When the grey wall hides another material

A grey wall can be poured concrete, rendered aerated block, hollow clay brick, or dot-and-dab plasterboard over masonry. A knuckle rap can make all of them sound solid. Under a drill bit, they behave very differently.

The DuoPower has a reason for working across multiple materials. It folds into a knot in hollow brick and expands in solid block. As the material softens, the held load drops sharply, even with the same plug and screw.

The drill gives the clearest early clue. Poured concrete resists steadily and produces fine grey dust. Aerated block gives way quickly and leaves a pale, almost chalky powder; the bit can plunge 50 mm in a couple of seconds.

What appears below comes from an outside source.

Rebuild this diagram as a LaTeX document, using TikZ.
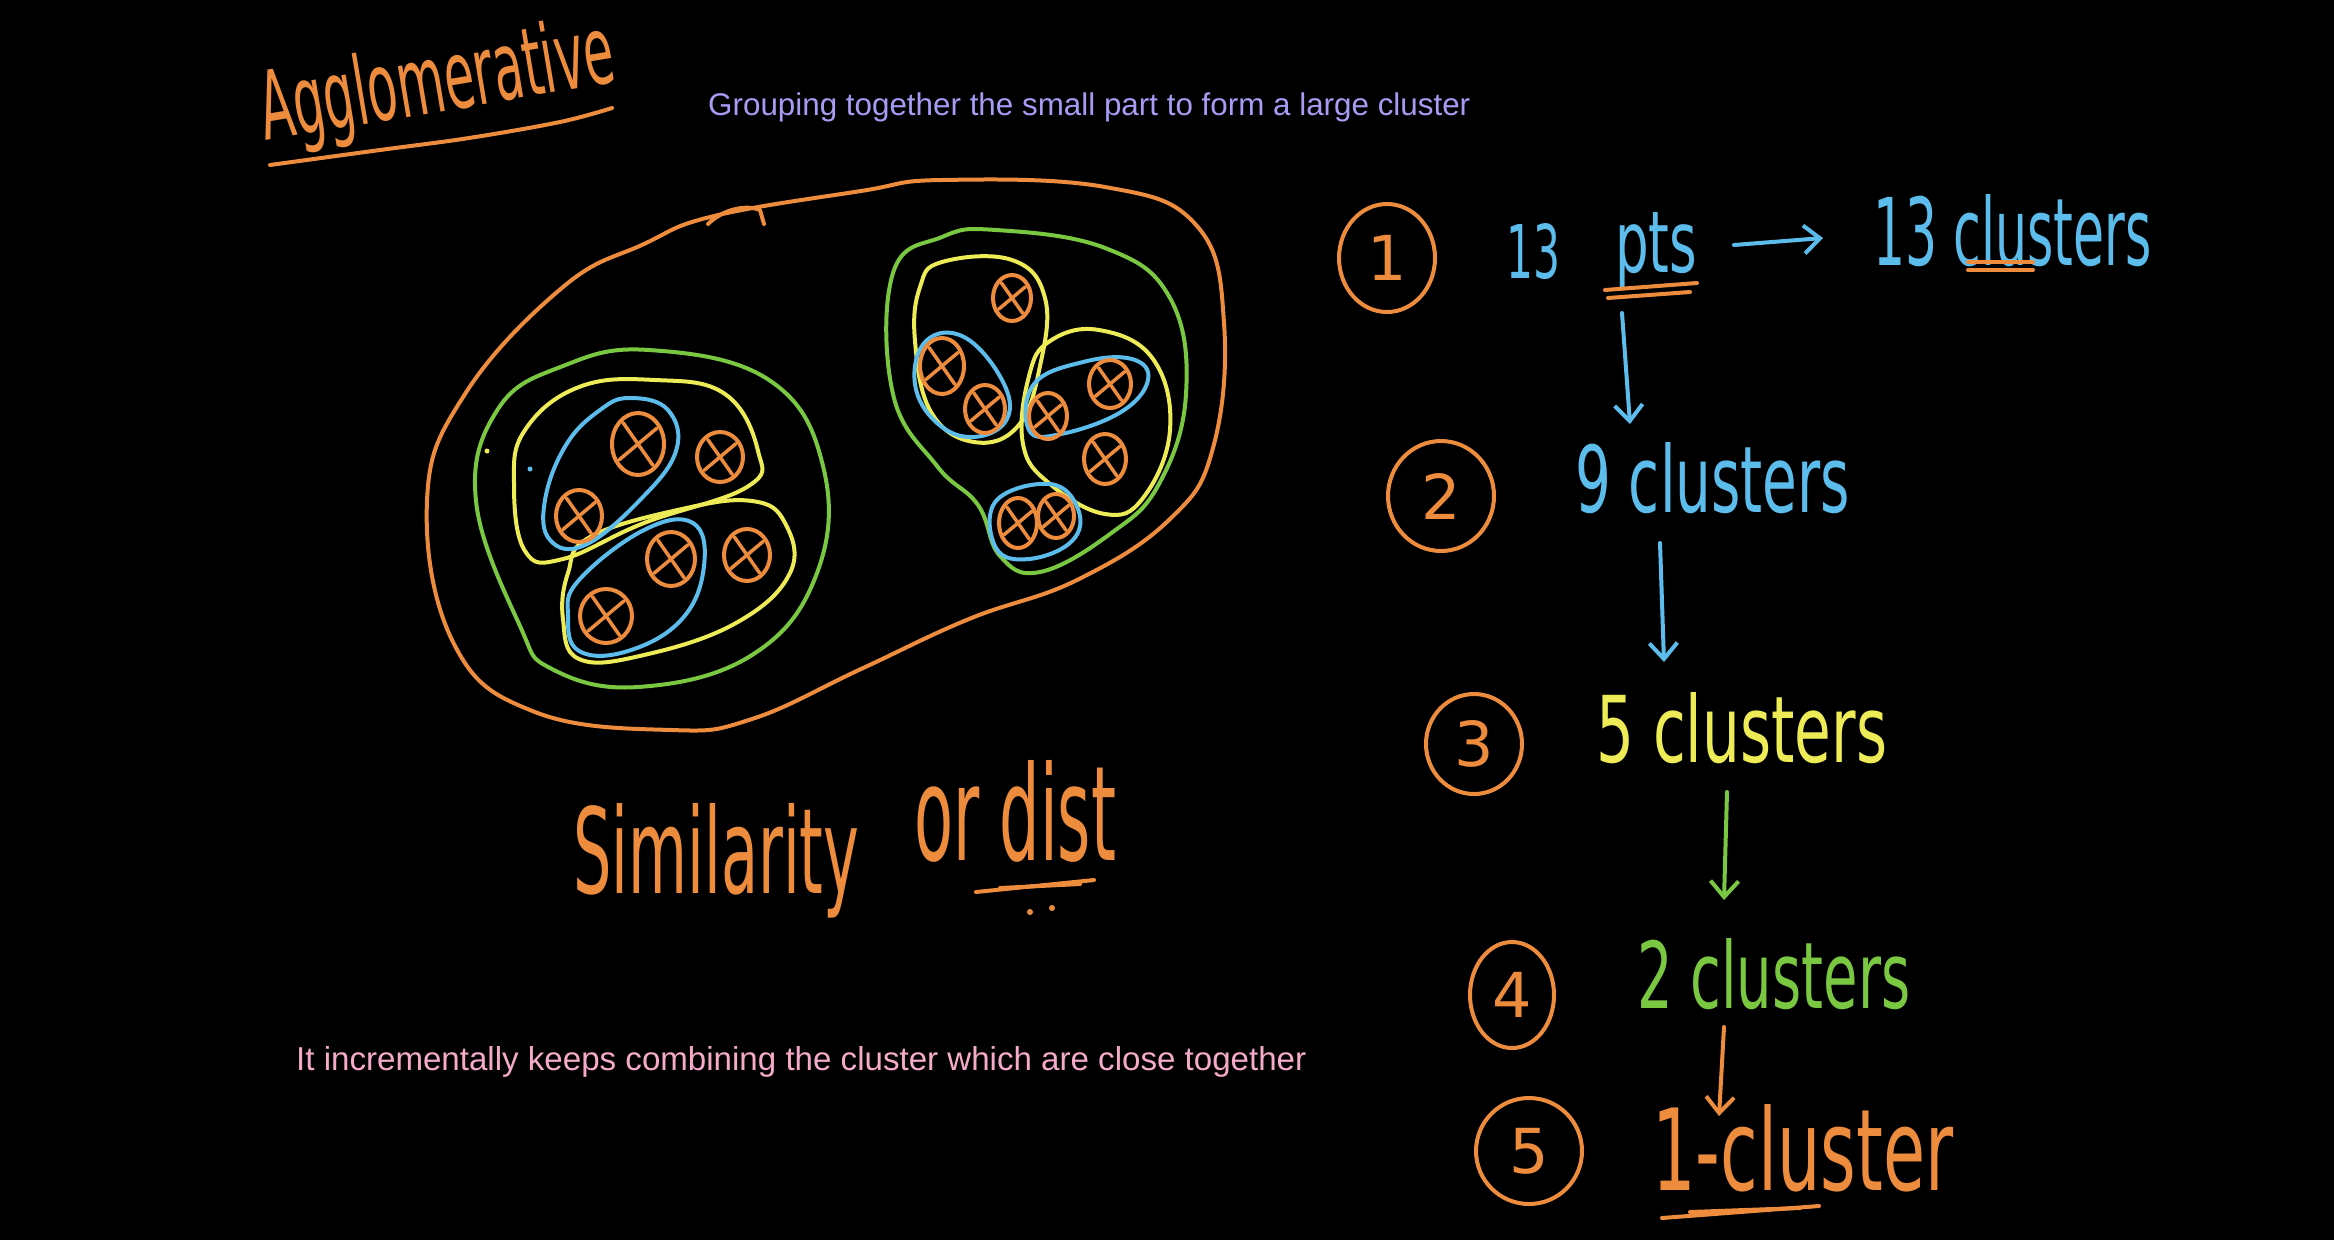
\documentclass[tikz,border=0pt]{standalone}
\usepackage{fontspec}
\setmainfont{Liberation Sans}
\newfontfamily\handfont{DejaVu Sans}
\usetikzlibrary{arrows.meta,shapes.geometric}
\definecolor{cor}{RGB}{238,140,62}
\definecolor{cgr}{RGB}{122,200,66}
\definecolor{cye}{RGB}{238,236,86}
\definecolor{cbl}{RGB}{92,188,236}
\definecolor{clav}{RGB}{166,156,244}
\definecolor{cpk}{RGB}{244,170,200}
\newcommand{\hw}[3]{\resizebox{#1pt}{#2pt}{\handfont #3}}
\newcommand{\tw}[2]{\resizebox{#1pt}{!}{#2}}
\begin{document}
\begin{tikzpicture}[x=1pt,y=-1pt,line cap=round,line join=round,
  ink/.style={line width=4pt},
  txt/.style={inner sep=0pt,anchor=base west},
  xpt/.style={draw=cor,ink,ellipse,inner sep=0pt},
  numc/.style={draw=cor,ink,ellipse,inner sep=0pt,text=cor,font=\handfont\fontsize{62}{62}\selectfont},
  arr/.style={ink,-{Straight Barb[length=16pt,width=28pt]}},
  blob/.style={ink,smooth cycle,tension=0.7}]
\fill[black] (0,0) rectangle (2334,1240);
\useasboundingbox (0,0) rectangle (2334,1240);

% ---------- typed texts ----------
\node[inner sep=0pt,anchor=west,text=clav] (head) at (708,107) {\tw{762}{Grouping together the small part to form a large cluster}};
\node[inner sep=0pt,anchor=west,text=cpk] (foot) at (296,1062) {\tw{1010}{It incrementally keeps combining the cluster which are close together}};

% ---------- title ----------
\node[txt,text=cor,rotate=9.5] (title) at (265,141) {\hw{358}{72}{Agglomerative}};
\draw[cor,ink] plot[smooth,tension=0.6] coordinates {(270,165) (380,150) (469,138) (560,122) (612,108)};

% ---------- big orange cluster ----------
\draw[cor,ink] plot[blob] coordinates {(644,244) (714,216) (861,191) (942,180) (1105,187) (1197,226) (1224,323) (1213,448) (1170,519) (1077,580) (969,619) (861,669) (752,719) (671,730) (535,712) (454,644) (427,501) (465,394) (563,287)};
\draw[cor,ink] (708,224) .. controls (722,210) and (745,204) .. (760,210) -- (764,224);

% ---------- left group ----------
\draw[cgr,ink] plot[blob] coordinates {(649,350) (769,380) (823,466) (817,573) (752,655) (638,687) (552,669) (520,626) (476,501) (498,409) (563,366)};
\draw[cye,ink] plot[blob] coordinates {(525,430) (579,387) (655,380) (725,394) (758,451) (747,487) (644,523) (563,559) (525,551) (514,484)};
\draw[cye,ink] plot[blob] coordinates {(590,537) (682,509) (752,501) (785,523) (790,573) (736,623) (644,655) (579,659) (563,619) (568,573)};
\draw[cbl,ink] plot[blob] coordinates {(600,410) (566,445) (545,500) (550,540) (585,545) (640,500) (676,451) (668,410) (630,398)};
\draw[cbl,ink] plot[blob] coordinates {(579,580) (644,530) (693,523) (704,566) (682,619) (628,651) (579,651) (568,616)};
\fill[cye] (487,451) circle (2.5pt);
\fill[cbl] (530,469) circle (2.5pt);

% ---------- right group ----------
\draw[cgr,ink] plot[blob] coordinates {(893,273) (942,237) (996,230) (1105,248) (1170,298) (1186,394) (1159,484) (1110,534) (1040,572) (1000,556) (978,505) (937,466) (893,394)};
\draw[cye,ink] plot[blob] coordinates {(942,262) (1012,260) (1045,298) (1040,366) (1018,426) (974,442) (931,412) (915,341) (920,287)};
\draw[cbl,ink] plot[blob] coordinates {(926,341) (964,337) (1002,380) (1007,419) (974,437) (937,423) (915,384)};
\draw[cye,ink] plot[blob] coordinates {(1050,341) (1099,330) (1153,359) (1170,430) (1143,498) (1105,514) (1050,484) (1023,444) (1029,376)};
\draw[cbl,ink] plot[blob] coordinates {(1034,384) (1083,362) (1132,359) (1148,380) (1121,412) (1061,434) (1029,430)};
\draw[cbl,ink] plot[blob] coordinates {(996,501) (1050,484) (1078,509) (1072,541) (1029,559) (996,548)};

% ---------- points ----------
\foreach \n/\x/\y/\w/\h in {L1/579/516/46/52, L2/638/444/52/62, L3/720/457/46/50, L4/606/616/52/54, L5/671/559/48/54, L6/747/555/46/52,
  R1/1012/298/38/46, R2/942/366/44/56, R3/985/409/40/48, R4/1048/416/38/46, R5/1110/384/42/48, R6/1105/459/42/50, R7/1018/523/38/50, R8/1056/516/36/44}{
  \node[xpt,minimum width=\w pt,minimum height=\h pt] (\n) at (\x,\y) {};
  \draw[cor,line width=3.5pt,shorten >=5pt,shorten <=5pt] (\n.125) -- (\n.-55);
  \draw[cor,line width=3.5pt,shorten >=5pt,shorten <=5pt] (\n.40) -- (\n.-140);
}

% ---------- similarity or dist ----------
\node[txt,text=cor] (sim) at (573,893) {\hw{286}{90}{Similarity}};
\node[txt,text=cor] (ordist) at (914,860) {\hw{202}{100}{or dist}};
\draw[cor,ink] (976,892) -- (1094,880);
\draw[cor,ink] (1000,888) -- (1080,884);
\fill[cor] (1030,912) circle (3pt);
\fill[cor] (1052,908) circle (3pt);

% ---------- steps ----------
\node[numc,minimum width=96pt,minimum height=108pt] (c1) at (1387,258) {1};
\node[numc,minimum width=106pt,minimum height=110pt] (c2) at (1441,496) {2};
\node[numc,minimum width=96pt,minimum height=100pt] (c3) at (1474,744) {3};
\node[numc,minimum width=84pt,minimum height=106pt] (c4) at (1512,995) {4};
\node[numc,minimum width=106pt,minimum height=106pt] (c5) at (1529,1151) {5};

\node[txt,text=cbl] (n13) at (1506,278) {\hw{54}{55}{13}};
\node[txt,text=cbl] (pts) at (1615,272) {\hw{82}{60}{pts}};
\node[txt,text=cbl] (s1) at (1873,265) {\hw{278}{71}{13 clusters}};
\node[txt,text=cbl] (s2) at (1575,512) {\hw{275}{70}{9 clusters}};
\node[txt,text=cye] (s3) at (1596,762) {\hw{291}{70}{5 clusters}};
\node[txt,text=cgr] (s4) at (1637,1008) {\hw{273}{70}{2 clusters}};
\node[txt,text=cor] (s5) at (1652,1190) {\hw{301}{86}{1-cluster}};

% underlines
\draw[cor,ink] (1605,290) -- (1697,283);
\draw[cor,ink] (1608,298) -- (1690,292);
\draw[cor,ink] (1968,262) -- (2033,262);
\draw[cor,ink] (1968,270) -- (2033,270);
\draw[cor,ink] (1662,1218) -- (1819,1206);
\draw[cor,ink] (1690,1212) -- (1800,1208);

% arrows
\coordinate (a0s) at (1734,245);
\coordinate (a0e) at (1823,238);
\coordinate (d1s) at (1622,313);
\coordinate (d1e) at (1630,424);
\coordinate (d2s) at (1660,543);
\coordinate (d2e) at (1664,662);
\coordinate (d3s) at (1727,792);
\coordinate (d3e) at (1724,900);
\coordinate (d4s) at (1724,1027);
\coordinate (d4e) at (1719,1116);
\draw[cbl,arr] (a0s) -- (a0e);
\draw[cbl,arr] (d1s) -- (d1e);
\draw[cbl,arr] (d2s) -- (d2e);
\draw[cgr,arr] (d3s) -- (d3e);
\draw[cor,arr] (d4s) -- (d4e);
\end{tikzpicture}
\end{document}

Hollow clay brick feels different again. The bit alternates between hard webs and empty voids, and the drill surges as it breaks through each internal wall. If the bit suddenly drops into a void mid-hole, the plug may sit across an air gap and never expand against anything.

For aerated concrete specifically, a dedicated frame fixing or a longer plug spanning past the void carries more than a standard DuoPower seated in foam. The extra length helps reach material that can actually resist the screw load.

Dot-and-dab plasterboard is the awkward case. The board sits 10 mm to 40 mm off the masonry on adhesive dabs. A plug seated only in the board, with a 10 mm air gap behind it, will pull straight out under a loaded coat rail. Drill until the bit reaches firm masonry, measure that depth, and choose a plug long enough to bridge the gap and bite at least 40 mm into the brick or block behind. A 40 mm plug behind a 30 mm cavity is doing almost nothing.

A grey surface can hide load-bearing material several centimetres behind its face. Where, exactly, does the load-bearing material begin behind this wall?